• WHAT THE EXERCISE ASKS: Repeat all the material exactly; pictures stay out of your copy.
_____
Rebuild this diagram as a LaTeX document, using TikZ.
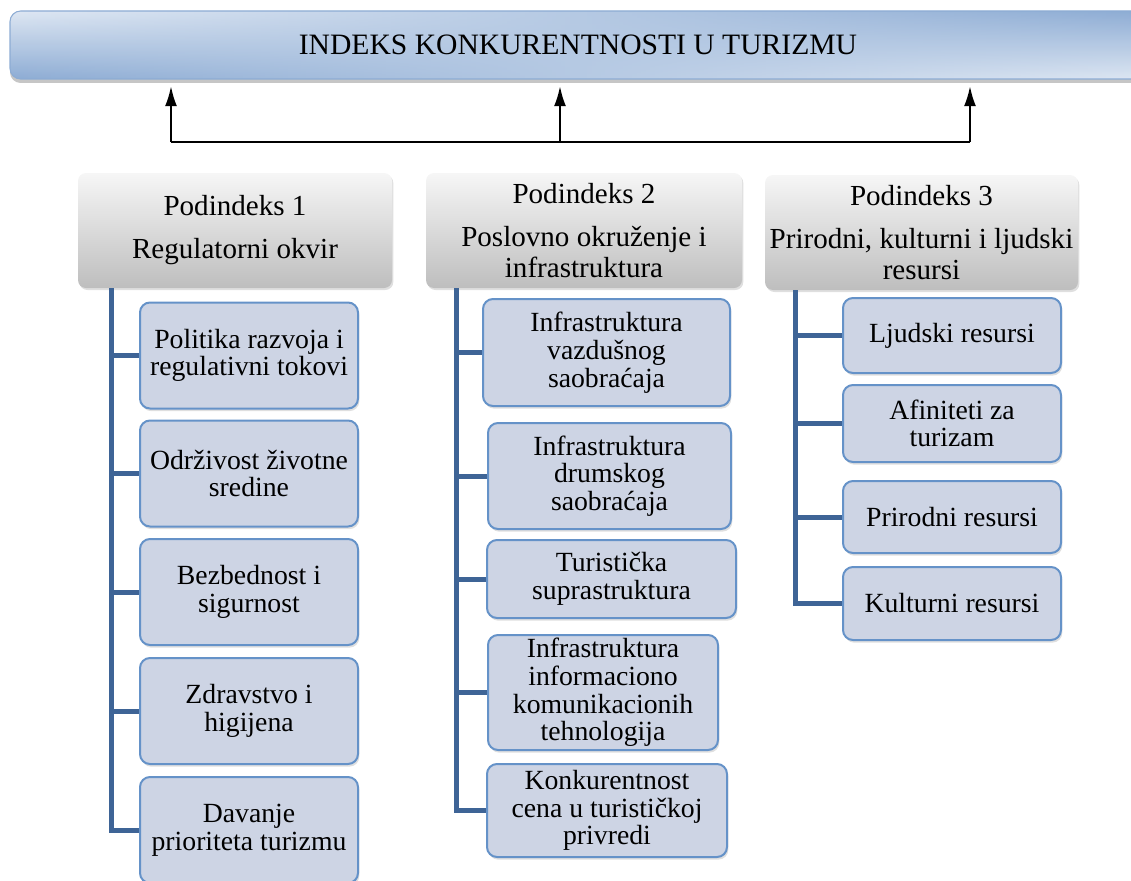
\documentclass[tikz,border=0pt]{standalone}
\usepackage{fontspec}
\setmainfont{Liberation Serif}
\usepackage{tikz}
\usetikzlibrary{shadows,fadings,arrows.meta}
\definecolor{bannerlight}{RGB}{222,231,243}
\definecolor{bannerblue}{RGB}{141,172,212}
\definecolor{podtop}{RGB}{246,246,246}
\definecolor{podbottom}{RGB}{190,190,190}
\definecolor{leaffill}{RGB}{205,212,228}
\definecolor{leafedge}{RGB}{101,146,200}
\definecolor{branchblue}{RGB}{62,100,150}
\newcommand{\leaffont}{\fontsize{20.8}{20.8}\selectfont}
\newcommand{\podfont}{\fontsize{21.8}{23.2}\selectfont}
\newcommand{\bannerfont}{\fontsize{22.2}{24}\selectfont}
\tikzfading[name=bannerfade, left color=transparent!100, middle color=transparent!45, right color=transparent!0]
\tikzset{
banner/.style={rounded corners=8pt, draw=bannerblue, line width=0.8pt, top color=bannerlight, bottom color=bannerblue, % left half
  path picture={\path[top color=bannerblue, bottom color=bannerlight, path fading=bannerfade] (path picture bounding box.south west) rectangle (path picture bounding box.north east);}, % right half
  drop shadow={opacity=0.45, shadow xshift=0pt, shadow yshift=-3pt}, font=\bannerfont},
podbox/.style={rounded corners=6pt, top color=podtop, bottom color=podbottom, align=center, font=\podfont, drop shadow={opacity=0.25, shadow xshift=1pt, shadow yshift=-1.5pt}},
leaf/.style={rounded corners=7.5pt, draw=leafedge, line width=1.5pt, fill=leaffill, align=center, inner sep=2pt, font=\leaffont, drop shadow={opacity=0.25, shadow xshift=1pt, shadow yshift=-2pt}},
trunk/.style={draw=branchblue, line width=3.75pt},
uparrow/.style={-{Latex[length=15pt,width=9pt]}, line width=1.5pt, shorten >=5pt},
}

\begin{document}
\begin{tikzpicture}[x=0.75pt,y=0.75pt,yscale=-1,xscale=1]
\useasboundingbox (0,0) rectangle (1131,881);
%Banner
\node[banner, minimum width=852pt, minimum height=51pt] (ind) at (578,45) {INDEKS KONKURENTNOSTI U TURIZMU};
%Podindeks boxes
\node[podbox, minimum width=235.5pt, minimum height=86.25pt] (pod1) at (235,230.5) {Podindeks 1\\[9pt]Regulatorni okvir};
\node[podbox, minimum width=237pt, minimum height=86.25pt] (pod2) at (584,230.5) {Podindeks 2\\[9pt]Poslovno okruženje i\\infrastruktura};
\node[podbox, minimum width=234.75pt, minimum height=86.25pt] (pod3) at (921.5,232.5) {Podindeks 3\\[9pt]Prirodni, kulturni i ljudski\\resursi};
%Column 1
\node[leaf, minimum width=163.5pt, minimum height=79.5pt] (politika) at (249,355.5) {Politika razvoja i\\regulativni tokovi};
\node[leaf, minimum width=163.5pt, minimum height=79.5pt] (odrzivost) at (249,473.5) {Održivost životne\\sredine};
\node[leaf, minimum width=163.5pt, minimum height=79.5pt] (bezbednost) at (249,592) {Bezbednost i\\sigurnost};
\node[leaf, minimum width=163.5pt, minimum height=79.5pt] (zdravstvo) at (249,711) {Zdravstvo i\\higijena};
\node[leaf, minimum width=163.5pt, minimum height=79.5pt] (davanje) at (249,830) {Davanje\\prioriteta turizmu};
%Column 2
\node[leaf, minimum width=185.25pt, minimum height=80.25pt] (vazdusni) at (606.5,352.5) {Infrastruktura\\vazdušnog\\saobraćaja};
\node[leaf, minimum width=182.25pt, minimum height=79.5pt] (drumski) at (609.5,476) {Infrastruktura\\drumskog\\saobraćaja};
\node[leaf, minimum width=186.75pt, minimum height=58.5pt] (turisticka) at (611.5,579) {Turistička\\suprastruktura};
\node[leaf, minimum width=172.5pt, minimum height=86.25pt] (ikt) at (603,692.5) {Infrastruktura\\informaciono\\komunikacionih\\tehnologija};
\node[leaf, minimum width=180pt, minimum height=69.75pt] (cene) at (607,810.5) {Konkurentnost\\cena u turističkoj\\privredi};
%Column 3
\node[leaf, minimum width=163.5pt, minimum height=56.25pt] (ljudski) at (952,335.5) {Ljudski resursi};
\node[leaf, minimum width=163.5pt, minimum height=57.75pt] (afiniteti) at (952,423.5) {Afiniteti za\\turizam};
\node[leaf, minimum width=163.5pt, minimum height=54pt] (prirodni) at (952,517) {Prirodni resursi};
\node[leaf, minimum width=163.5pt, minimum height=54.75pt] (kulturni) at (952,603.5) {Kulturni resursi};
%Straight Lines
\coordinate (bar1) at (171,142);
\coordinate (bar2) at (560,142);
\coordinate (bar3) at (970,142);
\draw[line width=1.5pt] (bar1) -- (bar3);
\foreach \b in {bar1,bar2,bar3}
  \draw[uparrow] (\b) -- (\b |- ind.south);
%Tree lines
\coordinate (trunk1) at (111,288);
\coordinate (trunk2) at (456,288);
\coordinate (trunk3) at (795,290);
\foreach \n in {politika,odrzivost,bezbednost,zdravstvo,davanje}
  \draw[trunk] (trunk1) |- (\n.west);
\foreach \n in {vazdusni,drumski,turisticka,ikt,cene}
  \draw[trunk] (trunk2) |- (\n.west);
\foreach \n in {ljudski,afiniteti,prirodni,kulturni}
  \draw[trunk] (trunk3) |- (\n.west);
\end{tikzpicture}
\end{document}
_____
• RESULT OF THIS TASK:
Rebuild this diagram as a LaTeX document, using TikZ.
\documentclass[tikz,border=0pt]{standalone}
\usepackage{fontspec}
\setmainfont{Liberation Serif}
\usepackage{tikz}
\usetikzlibrary{shadows,fadings,arrows.meta}
\definecolor{bannerlight}{RGB}{222,231,243}
\definecolor{bannerblue}{RGB}{141,172,212}
\definecolor{podtop}{RGB}{246,246,246}
\definecolor{podbottom}{RGB}{190,190,190}
\definecolor{leaffill}{RGB}{205,212,228}
\definecolor{leafedge}{RGB}{101,146,200}
\definecolor{branchblue}{RGB}{62,100,150}
\newcommand{\leaffont}{\fontsize{20.8}{20.8}\selectfont}
\newcommand{\podfont}{\fontsize{21.8}{23.2}\selectfont}
\newcommand{\bannerfont}{\fontsize{22.2}{24}\selectfont}
\tikzfading[name=bannerfade, left color=transparent!100, middle color=transparent!45, right color=transparent!0]
\tikzset{
banner/.style={rounded corners=8pt, draw=bannerblue, line width=0.8pt, top color=bannerlight, bottom color=bannerblue, % left half
  path picture={\path[top color=bannerblue, bottom color=bannerlight, path fading=bannerfade] (path picture bounding box.south west) rectangle (path picture bounding box.north east);}, % right half
  drop shadow={opacity=0.45, shadow xshift=0pt, shadow yshift=-3pt}, font=\bannerfont},
podbox/.style={rounded corners=6pt, top color=podtop, bottom color=podbottom, align=center, font=\podfont, drop shadow={opacity=0.25, shadow xshift=1pt, shadow yshift=-1.5pt}},
leaf/.style={rounded corners=7.5pt, draw=leafedge, line width=1.5pt, fill=leaffill, align=center, inner sep=2pt, font=\leaffont, drop shadow={opacity=0.25, shadow xshift=1pt, shadow yshift=-2pt}},
trunk/.style={draw=branchblue, line width=3.75pt},
uparrow/.style={-{Latex[length=15pt,width=9pt]}, line width=1.5pt, shorten >=5pt},
}

\begin{document}
\begin{tikzpicture}[x=0.75pt,y=0.75pt,yscale=-1,xscale=1]
\useasboundingbox (0,0) rectangle (1131,881);
%Banner
\node[banner, minimum width=852pt, minimum height=51pt] (ind) at (578,45) {INDEKS KONKURENTNOSTI U TURIZMU};
%Podindeks boxes
\node[podbox, minimum width=235.5pt, minimum height=86.25pt] (pod1) at (235,230.5) {Podindeks 1\\[9pt]Regulatorni okvir};
\node[podbox, minimum width=237pt, minimum height=86.25pt] (pod2) at (584,230.5) {Podindeks 2\\[9pt]Poslovno okruženje i\\infrastruktura};
\node[podbox, minimum width=234.75pt, minimum height=86.25pt] (pod3) at (921.5,232.5) {Podindeks 3\\[9pt]Prirodni, kulturni i ljudski\\resursi};
%Column 1
\node[leaf, minimum width=163.5pt, minimum height=79.5pt] (politika) at (249,355.5) {Politika razvoja i\\regulativni tokovi};
\node[leaf, minimum width=163.5pt, minimum height=79.5pt] (odrzivost) at (249,473.5) {Održivost životne\\sredine};
\node[leaf, minimum width=163.5pt, minimum height=79.5pt] (bezbednost) at (249,592) {Bezbednost i\\sigurnost};
\node[leaf, minimum width=163.5pt, minimum height=79.5pt] (zdravstvo) at (249,711) {Zdravstvo i\\higijena};
\node[leaf, minimum width=163.5pt, minimum height=79.5pt] (davanje) at (249,830) {Davanje\\prioriteta turizmu};
%Column 2
\node[leaf, minimum width=185.25pt, minimum height=80.25pt] (vazdusni) at (606.5,352.5) {Infrastruktura\\vazdušnog\\saobraćaja};
\node[leaf, minimum width=182.25pt, minimum height=79.5pt] (drumski) at (609.5,476) {Infrastruktura\\drumskog\\saobraćaja};
\node[leaf, minimum width=186.75pt, minimum height=58.5pt] (turisticka) at (611.5,579) {Turistička\\suprastruktura};
\node[leaf, minimum width=172.5pt, minimum height=86.25pt] (ikt) at (603,692.5) {Infrastruktura\\informaciono\\komunikacionih\\tehnologija};
\node[leaf, minimum width=180pt, minimum height=69.75pt] (cene) at (607,810.5) {Konkurentnost\\cena u turističkoj\\privredi};
%Column 3
\node[leaf, minimum width=163.5pt, minimum height=56.25pt] (ljudski) at (952,335.5) {Ljudski resursi};
\node[leaf, minimum width=163.5pt, minimum height=57.75pt] (afiniteti) at (952,423.5) {Afiniteti za\\turizam};
\node[leaf, minimum width=163.5pt, minimum height=54pt] (prirodni) at (952,517) {Prirodni resursi};
\node[leaf, minimum width=163.5pt, minimum height=54.75pt] (kulturni) at (952,603.5) {Kulturni resursi};
%Straight Lines
\coordinate (bar1) at (171,142);
\coordinate (bar2) at (560,142);
\coordinate (bar3) at (970,142);
\draw[line width=1.5pt] (bar1) -- (bar3);
\foreach \b in {bar1,bar2,bar3}
  \draw[uparrow] (\b) -- (\b |- ind.south);
%Tree lines
\coordinate (trunk1) at (111,288);
\coordinate (trunk2) at (456,288);
\coordinate (trunk3) at (795,290);
\foreach \n in {politika,odrzivost,bezbednost,zdravstvo,davanje}
  \draw[trunk] (trunk1) |- (\n.west);
\foreach \n in {vazdusni,drumski,turisticka,ikt,cene}
  \draw[trunk] (trunk2) |- (\n.west);
\foreach \n in {ljudski,afiniteti,prirodni,kulturni}
  \draw[trunk] (trunk3) |- (\n.west);
\end{tikzpicture}
\end{document}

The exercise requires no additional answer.